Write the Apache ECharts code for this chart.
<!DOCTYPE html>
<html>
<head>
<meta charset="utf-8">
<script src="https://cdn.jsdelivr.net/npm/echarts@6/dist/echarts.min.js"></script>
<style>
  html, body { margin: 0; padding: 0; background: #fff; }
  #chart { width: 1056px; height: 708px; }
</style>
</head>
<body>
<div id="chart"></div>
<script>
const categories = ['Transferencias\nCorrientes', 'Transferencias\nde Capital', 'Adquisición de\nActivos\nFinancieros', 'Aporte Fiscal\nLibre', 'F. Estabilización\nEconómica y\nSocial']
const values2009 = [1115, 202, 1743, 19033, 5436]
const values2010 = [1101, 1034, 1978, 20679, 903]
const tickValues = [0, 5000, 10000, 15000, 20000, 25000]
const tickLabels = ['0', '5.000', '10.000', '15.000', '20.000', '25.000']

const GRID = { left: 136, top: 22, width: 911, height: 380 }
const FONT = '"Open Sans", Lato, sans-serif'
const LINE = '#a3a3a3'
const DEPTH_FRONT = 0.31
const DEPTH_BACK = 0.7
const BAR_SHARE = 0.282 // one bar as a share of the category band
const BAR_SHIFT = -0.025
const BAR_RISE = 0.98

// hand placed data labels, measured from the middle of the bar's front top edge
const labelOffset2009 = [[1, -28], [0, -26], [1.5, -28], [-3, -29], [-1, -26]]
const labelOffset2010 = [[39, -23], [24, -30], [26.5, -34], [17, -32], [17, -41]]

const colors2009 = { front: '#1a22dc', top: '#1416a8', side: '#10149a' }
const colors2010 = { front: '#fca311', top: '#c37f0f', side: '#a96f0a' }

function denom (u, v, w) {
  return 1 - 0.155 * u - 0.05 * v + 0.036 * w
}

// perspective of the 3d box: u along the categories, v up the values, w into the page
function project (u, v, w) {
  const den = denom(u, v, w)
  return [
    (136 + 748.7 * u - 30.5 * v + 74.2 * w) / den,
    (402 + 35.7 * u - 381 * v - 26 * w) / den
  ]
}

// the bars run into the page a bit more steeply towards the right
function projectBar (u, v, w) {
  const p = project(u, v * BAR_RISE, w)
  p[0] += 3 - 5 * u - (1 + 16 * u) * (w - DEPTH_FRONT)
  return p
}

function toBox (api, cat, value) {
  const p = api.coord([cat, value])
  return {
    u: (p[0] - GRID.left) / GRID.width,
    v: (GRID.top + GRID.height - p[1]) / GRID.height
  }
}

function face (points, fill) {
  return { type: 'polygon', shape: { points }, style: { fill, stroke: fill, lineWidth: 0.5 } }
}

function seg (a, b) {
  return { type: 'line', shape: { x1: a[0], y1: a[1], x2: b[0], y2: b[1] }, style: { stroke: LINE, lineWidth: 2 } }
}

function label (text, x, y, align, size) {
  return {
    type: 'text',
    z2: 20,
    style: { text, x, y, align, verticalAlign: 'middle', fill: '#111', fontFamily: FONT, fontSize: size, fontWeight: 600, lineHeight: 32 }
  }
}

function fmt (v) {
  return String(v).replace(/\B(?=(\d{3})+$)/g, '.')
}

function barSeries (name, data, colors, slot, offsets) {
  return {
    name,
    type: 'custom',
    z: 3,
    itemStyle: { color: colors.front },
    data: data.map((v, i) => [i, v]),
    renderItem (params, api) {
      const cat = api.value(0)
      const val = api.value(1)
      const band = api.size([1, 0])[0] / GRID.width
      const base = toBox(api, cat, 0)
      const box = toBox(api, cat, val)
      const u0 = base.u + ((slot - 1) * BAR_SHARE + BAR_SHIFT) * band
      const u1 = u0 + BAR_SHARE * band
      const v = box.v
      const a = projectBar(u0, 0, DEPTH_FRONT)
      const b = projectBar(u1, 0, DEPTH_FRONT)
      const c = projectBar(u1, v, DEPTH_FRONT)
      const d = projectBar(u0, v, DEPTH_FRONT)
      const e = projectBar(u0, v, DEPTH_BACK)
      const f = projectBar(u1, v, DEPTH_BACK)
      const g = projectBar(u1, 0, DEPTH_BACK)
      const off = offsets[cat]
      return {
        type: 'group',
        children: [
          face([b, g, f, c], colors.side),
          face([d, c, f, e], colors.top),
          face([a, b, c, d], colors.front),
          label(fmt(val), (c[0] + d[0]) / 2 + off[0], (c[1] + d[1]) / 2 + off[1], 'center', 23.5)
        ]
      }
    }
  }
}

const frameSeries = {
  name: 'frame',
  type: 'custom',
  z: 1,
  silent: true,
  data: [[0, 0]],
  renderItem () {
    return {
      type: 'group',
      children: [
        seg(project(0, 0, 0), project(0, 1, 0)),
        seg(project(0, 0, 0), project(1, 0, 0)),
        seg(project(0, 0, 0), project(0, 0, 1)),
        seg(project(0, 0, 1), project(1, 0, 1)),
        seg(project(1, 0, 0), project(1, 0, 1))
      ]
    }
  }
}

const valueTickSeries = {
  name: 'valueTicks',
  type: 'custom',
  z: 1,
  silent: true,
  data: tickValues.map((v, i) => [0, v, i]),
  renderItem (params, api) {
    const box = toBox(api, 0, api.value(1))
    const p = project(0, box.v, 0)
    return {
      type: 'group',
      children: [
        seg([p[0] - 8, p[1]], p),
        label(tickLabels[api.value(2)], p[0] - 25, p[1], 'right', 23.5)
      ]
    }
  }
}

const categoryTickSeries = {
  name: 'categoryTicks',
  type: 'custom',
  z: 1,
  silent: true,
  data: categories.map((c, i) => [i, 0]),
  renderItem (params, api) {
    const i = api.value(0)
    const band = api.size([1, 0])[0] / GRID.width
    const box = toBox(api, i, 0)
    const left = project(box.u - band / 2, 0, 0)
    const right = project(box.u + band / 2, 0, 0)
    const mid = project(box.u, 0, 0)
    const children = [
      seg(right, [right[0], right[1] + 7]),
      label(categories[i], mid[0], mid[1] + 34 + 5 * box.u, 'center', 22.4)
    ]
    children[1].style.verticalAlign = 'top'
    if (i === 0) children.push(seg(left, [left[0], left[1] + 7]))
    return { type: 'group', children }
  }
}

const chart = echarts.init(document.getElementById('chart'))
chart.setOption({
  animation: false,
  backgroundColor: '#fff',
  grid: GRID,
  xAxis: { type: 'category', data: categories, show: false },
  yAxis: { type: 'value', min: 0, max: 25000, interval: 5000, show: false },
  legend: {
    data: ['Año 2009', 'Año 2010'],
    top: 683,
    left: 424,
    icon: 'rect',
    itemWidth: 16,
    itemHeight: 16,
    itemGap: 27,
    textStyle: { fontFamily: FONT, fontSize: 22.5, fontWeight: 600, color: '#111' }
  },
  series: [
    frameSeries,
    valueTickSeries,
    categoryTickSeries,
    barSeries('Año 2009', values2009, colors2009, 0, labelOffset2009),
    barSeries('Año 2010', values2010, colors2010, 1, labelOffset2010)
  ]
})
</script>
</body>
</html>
________________________________________
* **GIVEN EXERCISE**:
Please reproduce each line exactly as written.

* **SOLVED EXERCISE**:
Write the Apache ECharts code for this chart.
<!DOCTYPE html>
<html>
<head>
<meta charset="utf-8">
<script src="https://cdn.jsdelivr.net/npm/echarts@6/dist/echarts.min.js"></script>
<style>
  html, body { margin: 0; padding: 0; background: #fff; }
  #chart { width: 1056px; height: 708px; }
</style>
</head>
<body>
<div id="chart"></div>
<script>
const categories = ['Transferencias\nCorrientes', 'Transferencias\nde Capital', 'Adquisición de\nActivos\nFinancieros', 'Aporte Fiscal\nLibre', 'F. Estabilización\nEconómica y\nSocial']
const values2009 = [1115, 202, 1743, 19033, 5436]
const values2010 = [1101, 1034, 1978, 20679, 903]
const tickValues = [0, 5000, 10000, 15000, 20000, 25000]
const tickLabels = ['0', '5.000', '10.000', '15.000', '20.000', '25.000']

const GRID = { left: 136, top: 22, width: 911, height: 380 }
const FONT = '"Open Sans", Lato, sans-serif'
const LINE = '#a3a3a3'
const DEPTH_FRONT = 0.31
const DEPTH_BACK = 0.7
const BAR_SHARE = 0.282 // one bar as a share of the category band
const BAR_SHIFT = -0.025
const BAR_RISE = 0.98

// hand placed data labels, measured from the middle of the bar's front top edge
const labelOffset2009 = [[1, -28], [0, -26], [1.5, -28], [-3, -29], [-1, -26]]
const labelOffset2010 = [[39, -23], [24, -30], [26.5, -34], [17, -32], [17, -41]]

const colors2009 = { front: '#1a22dc', top: '#1416a8', side: '#10149a' }
const colors2010 = { front: '#fca311', top: '#c37f0f', side: '#a96f0a' }

function denom (u, v, w) {
  return 1 - 0.155 * u - 0.05 * v + 0.036 * w
}

// perspective of the 3d box: u along the categories, v up the values, w into the page
function project (u, v, w) {
  const den = denom(u, v, w)
  return [
    (136 + 748.7 * u - 30.5 * v + 74.2 * w) / den,
    (402 + 35.7 * u - 381 * v - 26 * w) / den
  ]
}

// the bars run into the page a bit more steeply towards the right
function projectBar (u, v, w) {
  const p = project(u, v * BAR_RISE, w)
  p[0] += 3 - 5 * u - (1 + 16 * u) * (w - DEPTH_FRONT)
  return p
}

function toBox (api, cat, value) {
  const p = api.coord([cat, value])
  return {
    u: (p[0] - GRID.left) / GRID.width,
    v: (GRID.top + GRID.height - p[1]) / GRID.height
  }
}

function face (points, fill) {
  return { type: 'polygon', shape: { points }, style: { fill, stroke: fill, lineWidth: 0.5 } }
}

function seg (a, b) {
  return { type: 'line', shape: { x1: a[0], y1: a[1], x2: b[0], y2: b[1] }, style: { stroke: LINE, lineWidth: 2 } }
}

function label (text, x, y, align, size) {
  return {
    type: 'text',
    z2: 20,
    style: { text, x, y, align, verticalAlign: 'middle', fill: '#111', fontFamily: FONT, fontSize: size, fontWeight: 600, lineHeight: 32 }
  }
}

function fmt (v) {
  return String(v).replace(/\B(?=(\d{3})+$)/g, '.')
}

function barSeries (name, data, colors, slot, offsets) {
  return {
    name,
    type: 'custom',
    z: 3,
    itemStyle: { color: colors.front },
    data: data.map((v, i) => [i, v]),
    renderItem (params, api) {
      const cat = api.value(0)
      const val = api.value(1)
      const band = api.size([1, 0])[0] / GRID.width
      const base = toBox(api, cat, 0)
      const box = toBox(api, cat, val)
      const u0 = base.u + ((slot - 1) * BAR_SHARE + BAR_SHIFT) * band
      const u1 = u0 + BAR_SHARE * band
      const v = box.v
      const a = projectBar(u0, 0, DEPTH_FRONT)
      const b = projectBar(u1, 0, DEPTH_FRONT)
      const c = projectBar(u1, v, DEPTH_FRONT)
      const d = projectBar(u0, v, DEPTH_FRONT)
      const e = projectBar(u0, v, DEPTH_BACK)
      const f = projectBar(u1, v, DEPTH_BACK)
      const g = projectBar(u1, 0, DEPTH_BACK)
      const off = offsets[cat]
      return {
        type: 'group',
        children: [
          face([b, g, f, c], colors.side),
          face([d, c, f, e], colors.top),
          face([a, b, c, d], colors.front),
          label(fmt(val), (c[0] + d[0]) / 2 + off[0], (c[1] + d[1]) / 2 + off[1], 'center', 23.5)
        ]
      }
    }
  }
}

const frameSeries = {
  name: 'frame',
  type: 'custom',
  z: 1,
  silent: true,
  data: [[0, 0]],
  renderItem () {
    return {
      type: 'group',
      children: [
        seg(project(0, 0, 0), project(0, 1, 0)),
        seg(project(0, 0, 0), project(1, 0, 0)),
        seg(project(0, 0, 0), project(0, 0, 1)),
        seg(project(0, 0, 1), project(1, 0, 1)),
        seg(project(1, 0, 0), project(1, 0, 1))
      ]
    }
  }
}

const valueTickSeries = {
  name: 'valueTicks',
  type: 'custom',
  z: 1,
  silent: true,
  data: tickValues.map((v, i) => [0, v, i]),
  renderItem (params, api) {
    const box = toBox(api, 0, api.value(1))
    const p = project(0, box.v, 0)
    return {
      type: 'group',
      children: [
        seg([p[0] - 8, p[1]], p),
        label(tickLabels[api.value(2)], p[0] - 25, p[1], 'right', 23.5)
      ]
    }
  }
}

const categoryTickSeries = {
  name: 'categoryTicks',
  type: 'custom',
  z: 1,
  silent: true,
  data: categories.map((c, i) => [i, 0]),
  renderItem (params, api) {
    const i = api.value(0)
    const band = api.size([1, 0])[0] / GRID.width
    const box = toBox(api, i, 0)
    const left = project(box.u - band / 2, 0, 0)
    const right = project(box.u + band / 2, 0, 0)
    const mid = project(box.u, 0, 0)
    const children = [
      seg(right, [right[0], right[1] + 7]),
      label(categories[i], mid[0], mid[1] + 34 + 5 * box.u, 'center', 22.4)
    ]
    children[1].style.verticalAlign = 'top'
    if (i === 0) children.push(seg(left, [left[0], left[1] + 7]))
    return { type: 'group', children }
  }
}

const chart = echarts.init(document.getElementById('chart'))
chart.setOption({
  animation: false,
  backgroundColor: '#fff',
  grid: GRID,
  xAxis: { type: 'category', data: categories, show: false },
  yAxis: { type: 'value', min: 0, max: 25000, interval: 5000, show: false },
  legend: {
    data: ['Año 2009', 'Año 2010'],
    top: 683,
    left: 424,
    icon: 'rect',
    itemWidth: 16,
    itemHeight: 16,
    itemGap: 27,
    textStyle: { fontFamily: FONT, fontSize: 22.5, fontWeight: 600, color: '#111' }
  },
  series: [
    frameSeries,
    valueTickSeries,
    categoryTickSeries,
    barSeries('Año 2009', values2009, colors2009, 0, labelOffset2009),
    barSeries('Año 2010', values2010, colors2010, 1, labelOffset2010)
  ]
})
</script>
</body>
</html>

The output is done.